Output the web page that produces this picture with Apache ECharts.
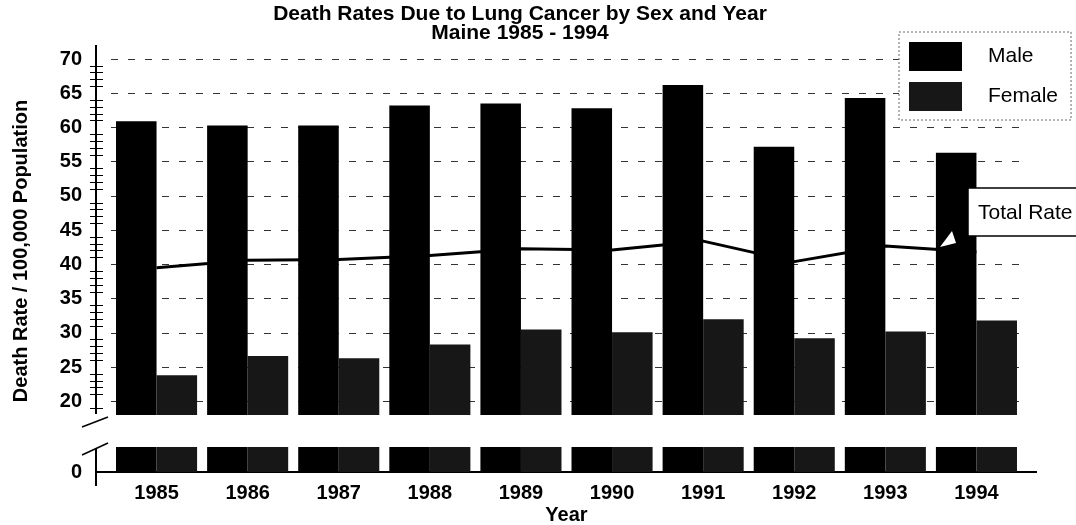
<!DOCTYPE html>
<html>
<head>
<meta charset="utf-8">
<title>Death Rates Due to Lung Cancer by Sex and Year</title>
<script src="https://cdn.jsdelivr.net/npm/echarts@6/dist/echarts.min.js"></script>
<style>
  html, body { margin: 0; padding: 0; background: #fff; }
  #chart { width: 1076px; height: 525px; }
</style>
</head>
<body>
<div id="chart"></div>
<script>
// values (rate per 100,000)
const years = ['1985', '1986', '1987', '1988', '1989', '1990', '1991', '1992', '1993', '1994'];
const maleRates = [60.9, 60.3, 60.3, 63.2, 63.5, 62.8, 66.2, 57.2, 64.3, 56.3];
const femaleRates = [23.8, 26.6, 26.3, 28.3, 30.5, 30.1, 32.0, 29.2, 30.2, 31.8];
const totalRates = [39.5, 40.6, 40.7, 41.3, 42.3, 42.1, 43.4, 40.4, 42.7, 41.8];
const lowTicks = [0];

const FONT = "'Liberation Sans', Arial, Helvetica, sans-serif";
const labelStyle = { fontFamily: FONT, fontSize: 20, fontWeight: 'bold', color: '#000' };

const chart = echarts.init(document.getElementById('chart'));

// two grids = broken value axis (18-70 on top, 0 at the bottom)
const option = {
  animation: false,
  backgroundColor: '#fff',
  title: {
    text: 'Death Rates Due to Lung Cancer by Sex and Year\nMaine 1985 - 1994',
    left: 520,
    top: 5,
    padding: 0,
    textAlign: 'center',
    textStyle: { fontFamily: FONT, fontSize: 21, fontWeight: 'bold', color: '#000', lineHeight: 19 }
  },
  legend: {
    data: ['Male', 'Female'],
    orient: 'vertical',
    left: 899,
    top: 32,
    padding: [10, 13, 10, 10],
    backgroundColor: '#fff',
    itemWidth: 53,
    itemHeight: 29,
    itemGap: 11,
    icon: 'rect',
    textStyle: { fontFamily: FONT, fontSize: 21, color: '#000', padding: [0, 0, 0, 21] }
  },
  grid: [
    { left: 111, top: 59, width: 911, height: 356, outerBoundsMode: 'none' },
    { left: 111, top: 447, width: 911, height: 25, outerBoundsMode: 'none' }
  ],
  xAxis: [
    { type: 'category', gridIndex: 0, data: years, show: false },
    {
      type: 'category',
      gridIndex: 1,
      data: years,
      axisLine: { show: false },
      axisTick: { alignWithLabel: true, length: 8, lineStyle: { color: '#888' } },
      axisLabel: Object.assign({ margin: 11 }, labelStyle),
      name: 'Year',
      nameLocation: 'middle',
      nameGap: 33,
      nameTextStyle: labelStyle
    }
  ],
  yAxis: [
    {
      type: 'value',
      gridIndex: 0,
      position: 'left',
      min: 18,
      max: 70,
      minInterval: 5,
      maxInterval: 5,
      splitNumber: 10,
      offset: 15,
      axisLine: { show: false },
      axisTick: { length: 10, lineStyle: { color: '#000' } },
      minorTick: { show: true, splitNumber: 5, length: 6, lineStyle: { color: '#000' } },
      axisLabel: Object.assign({
        margin: 14,
        formatter: function (v) { return v % 5 === 0 ? String(v) : ''; }
      }, labelStyle),
      splitLine: { show: true, showMinLine: false, lineStyle: { color: '#333', width: 1, type: [7, 10] } },
      name: 'Death Rate / 100,000 Population',
      nameLocation: 'middle',
      nameGap: 65,
      nameTextStyle: Object.assign({ padding: [0, 28, 0, 0] }, labelStyle)
    },
    {
      // same scale, ticks pointing inwards so they cross the axis line
      type: 'value',
      gridIndex: 0,
      position: 'left',
      min: 18,
      max: 70,
      minInterval: 5,
      maxInterval: 5,
      splitNumber: 10,
      offset: 15,
      axisLine: { show: false },
      axisTick: { inside: true, length: 5, lineStyle: { color: '#000' } },
      minorTick: { show: true, splitNumber: 5, length: 7, lineStyle: { color: '#000' } },
      axisLabel: { show: false },
      splitLine: { show: false }
    },
    {
      type: 'value',
      gridIndex: 1,
      position: 'left',
      min: 0,
      max: 3.655,
      offset: 15,
      axisLine: { show: false },
      axisTick: { customValues: lowTicks, length: 10, lineStyle: { color: '#000' } },
      axisLabel: Object.assign({
        customValues: lowTicks,
        margin: 14,
        formatter: function (v) { return v === 0 ? '0' : ''; }
      }, labelStyle),
      splitLine: { show: false }
    }
  ],
  series: [
    {
      name: 'Male', type: 'bar', xAxisIndex: 0, yAxisIndex: 0, data: maleRates,
      barGap: '0%', barCategoryGap: '11%', itemStyle: { color: '#000' }, z: 3, silent: true
    },
    {
      name: 'Female', type: 'bar', xAxisIndex: 0, yAxisIndex: 0, data: femaleRates,
      barGap: '0%', barCategoryGap: '11%', itemStyle: { color: '#171717' }, z: 3, silent: true
    },
    {
      name: 'Male', type: 'bar', xAxisIndex: 1, yAxisIndex: 2, data: maleRates,
      barGap: '0%', barCategoryGap: '11%', itemStyle: { color: '#000' }, z: 3, silent: true
    },
    {
      name: 'Female', type: 'bar', xAxisIndex: 1, yAxisIndex: 2, data: femaleRates,
      barGap: '0%', barCategoryGap: '11%', itemStyle: { color: '#171717' }, z: 3, silent: true
    },
    {
      name: 'Total Rate', type: 'line', xAxisIndex: 0, yAxisIndex: 0, data: totalRates,
      symbol: 'none', lineStyle: { color: '#000', width: 3 }, z: 2, silent: true
    }
  ],
  graphic: [
    // axis lines and the break marks
    { type: 'line', z: 100, shape: { x1: 96, y1: 45, x2: 96, y2: 414 }, style: { stroke: '#000', lineWidth: 2 } },
    { type: 'line', z: 100, shape: { x1: 96, y1: 448, x2: 96, y2: 486 }, style: { stroke: '#000', lineWidth: 2 } },
    { type: 'line', z: 100, shape: { x1: 82, y1: 427, x2: 108, y2: 417 }, style: { stroke: '#000', lineWidth: 1.5 } },
    { type: 'line', z: 100, shape: { x1: 82, y1: 455, x2: 108, y2: 443 }, style: { stroke: '#000', lineWidth: 1.5 } },
    { type: 'line', z: 1, shape: { x1: 96, y1: 472, x2: 1037, y2: 472 }, style: { stroke: '#000', lineWidth: 2 } },
    // legend frame
    { type: 'rect', z: 100, shape: { x: 899, y: 32, width: 172, height: 88 }, style: { fill: null, stroke: '#666', lineWidth: 1, lineDash: [2, 2] } },
    // "Total Rate" callout
    { type: 'rect', z: 100, shape: { x: 968, y: 188, width: 130, height: 48 }, style: { fill: '#fff', stroke: '#000', lineWidth: 1.5 } },
    { type: 'text', z: 101, x: 978, y: 213, style: { text: 'Total Rate', fontFamily: FONT, fontSize: 21, fill: '#000', verticalAlign: 'middle' } },
    { type: 'polygon', z: 101, shape: { points: [[952, 231], [940, 247], [956, 243]] }, style: { fill: '#fff' } }
  ]
};

chart.setOption(option);
</script>
</body>
</html>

● TASK STATEMENT:
Pick out, from the lines above, every one that contains the string "picture".

● OUTPUT FOR THIS TASK:
Output the web page that produces this picture with Apache ECharts.

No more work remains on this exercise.